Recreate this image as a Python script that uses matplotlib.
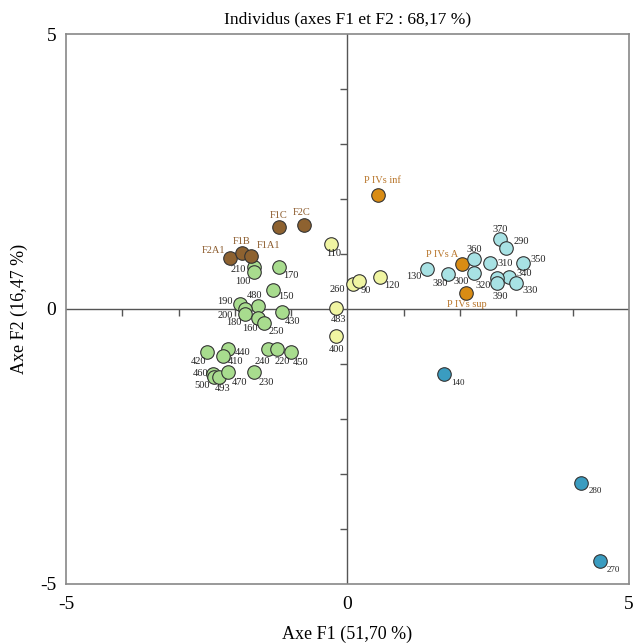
import matplotlib
matplotlib.use("Agg")
import matplotlib.pyplot as plt

# --- données ---
green_labels = ["210", "100", "170", "150", "480", "190", "200", "180", "160", "250", "430",
                "420", "440", "410", "240", "220", "450", "460", "500", "493", "470", "230"]
green_x = [-1.66, -1.66, -1.21, -1.33, -1.59, -1.91, -1.82, -1.82, -1.59, -1.49, -1.16,
           -2.50, -2.12, -2.21, -1.42, -1.25, -1.00, -2.38, -2.37, -2.28, -2.12, -1.66]
green_y = [0.77, 0.68, 0.76, 0.35, 0.05, 0.09, 0.00, -0.09, -0.16, -0.26, -0.05,
           -0.78, -0.73, -0.86, -0.73, -0.73, -0.78, -1.18, -1.24, -1.24, -1.15, -1.15]

brown_labels = ["F1C", "F2C", "F2A1", "F1B", "F1A1"]
brown_x = [-1.21, -0.78, -2.08, -1.88, -1.71]
brown_y = [1.49, 1.53, 0.93, 1.02, 0.97]

yellow_labels = ["110", "260", "90", "120", "483", "400"]
yellow_x = [-0.29, 0.09, 0.21, 0.58, -0.21, -0.21]
yellow_y = [1.19, 0.46, 0.50, 0.59, 0.01, -0.50]

orange_labels = ["P IVs inf", "P IVs A", "P IVs sup"]
orange_x = [0.54, 2.03, 2.11]
orange_y = [2.08, 0.81, 0.29]

cyan_labels = ["370", "290", "360", "310", "350", "130", "380", "300", "340", "320", "390", "330"]
cyan_x = [2.70, 2.82, 2.24, 2.53, 3.11, 1.41, 1.78, 2.24, 2.87, 2.65, 2.66, 2.99]
cyan_y = [1.27, 1.10, 0.90, 0.84, 0.84, 0.73, 0.64, 0.65, 0.59, 0.56, 0.47, 0.47]

blue_labels = ["140", "280", "270"]
blue_x = [1.71, 4.15, 4.48]
blue_y = [-1.19, -3.16, -4.59]

# décalage des étiquettes (pixels, dx vers la droite, dy vers le bas)
offsets = {
    "F1C": (-1, -12), "F2C": (-2, -12), "F2A1": (-17, -7), "F1B": (0, -11), "F1A1": (17, -10),
    "210": (-16, 3), "100": (-11, 10), "170": (11, 8), "150": (13, 7), "480": (-3, -11),
    "190": (-15, -3), "200": (-20, 7), "180": (-11, 9), "160": (-8, 11), "250": (13, 8),
    "430": (10, 10), "110": (2, 10), "260": (-15, 6), "483": (3, 11), "400": (1, 13),
    "420": (-8, 10), "440": (14, 3), "410": (12, 5), "240": (-5, 12), "220": (5, 12),
    "450": (9, 11), "460": (-13, 0), "500": (-12, 8), "493": (3, 11), "470": (11, 10),
    "230": (12, 10), "P IVs inf": (5, -14), "P IVs A": (-20, -10), "P IVs sup": (1, 11),
    "370": (1, -10), "290": (15, -7), "360": (1, -10), "310": (15, 1), "350": (16, -3),
    "130": (-13, 8), "380": (-8, 10), "300": (-12, 8), "340": (15, -3), "320": (-13, 7),
    "390": (3, 13), "330": (14, 7), "120": (12, 9), "90": (7, 9),
    "140": (14, 9), "280": (14, 8), "270": (14, 9),
}

plt.rcParams['font.family'] = ['Liberation Serif', 'DejaVu Serif']

fig = plt.figure(figsize=(6.4, 6.44), dpi=100)
ax = fig.add_axes([0.1031, 0.0932, 0.8797, 0.854])
ax.set_xlim(-5, 5)
ax.set_ylim(-5, 5)

# axes centraux avec graduations
ax.axhline(0, color="#555555", lw=1, zorder=1)
ax.axvline(0, color="#555555", lw=1, zorder=1)
for i in range(-4, 5):
    if i == 0:
        continue
    ax.plot(i, 0, marker=3, ms=5, color="#555555", mew=1, zorder=1)
    ax.plot(0, i, marker=0, ms=5, color="#555555", mew=1, zorder=1)

groups = [
    (green_labels, green_x, green_y, "#a8dc8e", "#222222", 7.5),
    (brown_labels, brown_x, brown_y, "#8e6230", "#8b5a2b", 7.5),
    (yellow_labels, yellow_x, yellow_y, "#f0f5a2", "#222222", 7.5),
    (orange_labels, orange_x, orange_y, "#d98c14", "#b8752a", 7.5),
    (cyan_labels, cyan_x, cyan_y, "#a8e2e4", "#222222", 7.5),
    (blue_labels, blue_x, blue_y, "#3a9cc0", "#222222", 6.5),
]

for labels, xs, ys, fc, tc, fs in groups:
    ax.scatter(xs, ys, s=95, facecolor=fc, edgecolor="#333333", linewidth=0.8, zorder=3)
    for lab, x, y in zip(labels, xs, ys):
        dx, dy = offsets[lab]
        ax.annotate(lab, (x, y), xytext=(dx, -dy), textcoords="offset pixels",
                    ha="center", va="center", fontsize=fs, color=tc, zorder=4)

for s in ax.spines.values():
    s.set_color("#888888")
    s.set_linewidth(1.2)

ax.set_xticks([-5, 0, 5])
ax.set_yticks([-5, 0, 5])
ax.set_xticklabels(["-5", "0", "5"])
ax.set_yticklabels(["-5", "0", "5"])
ax.tick_params(length=0, labelsize=14)
ax.tick_params(axis="x", pad=9)
ax.tick_params(axis="y", pad=7)

ax.set_title("Individus (axes F1 et F2 : 68,17 %)", fontsize=12.5, pad=8)
ax.set_xlabel("Axe F1 (51,70 %)", fontsize=13, labelpad=9)
ax.set_ylabel("Axe F2 (16,47 %)", fontsize=13, labelpad=9)

fig.savefig("out.png", dpi=100)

========

Reproduce the material above exactly, first line through the line that contains "brown_y = [1.49, 1.53, 0.93, 1.02, 0.97]", minus the pictures.

▸ **RESULT FOR THIS EXERCISE**:
Recreate this image as a Python script that uses matplotlib.
import matplotlib
matplotlib.use("Agg")
import matplotlib.pyplot as plt

# --- données ---
green_labels = ["210", "100", "170", "150", "480", "190", "200", "180", "160", "250", "430",
                "420", "440", "410", "240", "220", "450", "460", "500", "493", "470", "230"]
green_x = [-1.66, -1.66, -1.21, -1.33, -1.59, -1.91, -1.82, -1.82, -1.59, -1.49, -1.16,
           -2.50, -2.12, -2.21, -1.42, -1.25, -1.00, -2.38, -2.37, -2.28, -2.12, -1.66]
green_y = [0.77, 0.68, 0.76, 0.35, 0.05, 0.09, 0.00, -0.09, -0.16, -0.26, -0.05,
           -0.78, -0.73, -0.86, -0.73, -0.73, -0.78, -1.18, -1.24, -1.24, -1.15, -1.15]

brown_labels = ["F1C", "F2C", "F2A1", "F1B", "F1A1"]
brown_x = [-1.21, -0.78, -2.08, -1.88, -1.71]
brown_y = [1.49, 1.53, 0.93, 1.02, 0.97]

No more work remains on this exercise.